Selected Reprints


Battlefields of the Pequot War, Spring 2011 Update

by Jacqueline Veninger, Laurie Pasteryak
Mashantucket Pequot Museum and Research Center


2012 Summer Archaeology Field Schools


The Mashantucket Pequot Museum and Research Center enjoyed a very successful field season during the summer and fall of 2010. Last year (fall of 2009) the Pequot Museum commenced fieldwork on the Battlefields of the Pequot War project, funded by the National Park Service American Battlefield Protection Program. This fieldwork was based on primary sources and military analysis of the Mystic Fort Campaign, in which English and Native allied troops marched across present day Rhode Island and into Stonington, and from there attacked Mystic Fort in May of 1637. Fieldwork in Mystic during the 2009 season focused on the English and Native encampments at Porter's Rocks (two separate camp sites where English and Native allied forces rested the night before the assault on Mystic Fort), and in summer 2010 archaeology began at Mystic Fort.

Previous excavations at Mystic Fort in 1987 had established its approximate location based on Native domestic and European military artifact assemblages. The expanded efforts in 2010 - which included remote sensing with GPR (ground penetrating radar) and magnetometry (with metal detectors) - enabled archaeologists to make informed excavation decisions. By the close of the 2010 field season in December, field crew and volunteers from the Yankee Territory Coinshooters had excavated a total of 67 musket balls, 3 musket rests and 6 brass projectile points. The spatial analysis of these and other European military and Native domestic artifacts enabled (with the assistance of primary source narratives) the reconstruction and stages of the battle at Mystic Fort that took place in May of 1637. For a further battlefield analysis and images of artifacts, please visit the Battlefields web site, www.pequotwar.org.

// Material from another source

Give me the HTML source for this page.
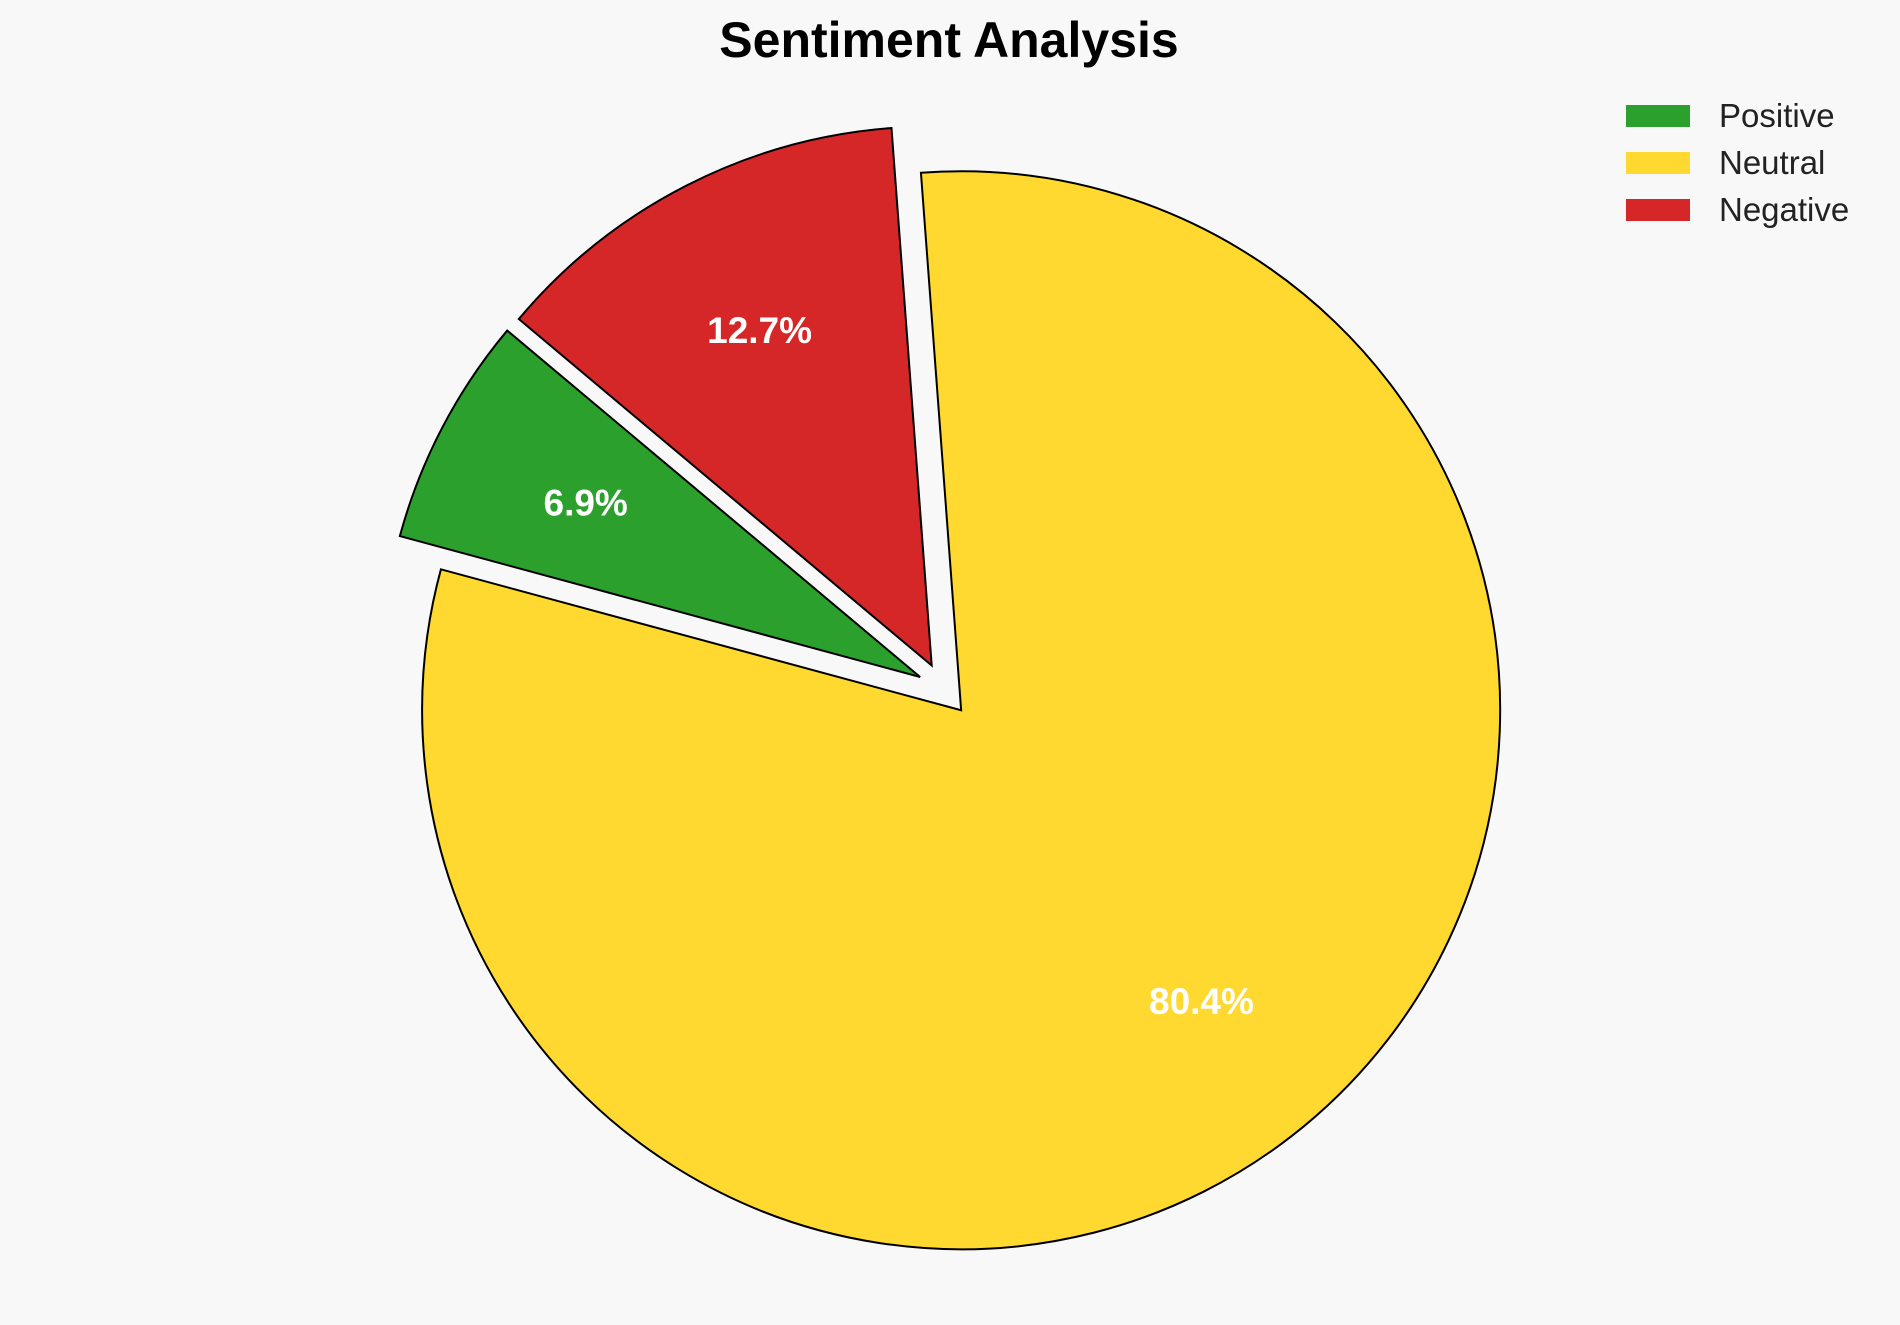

The Mashantucket Pequot Museum and Research Center will be continuing the Battlefields of the Pequot War project in 2011 with funding from the National Park Service through a planning and research grant to document the Saybrook Fort, located in present-day Old Saybrook, Connecticut, and to further explore Pequot War battlefield sites in Mystic and Groton through archaeology and remote sensing.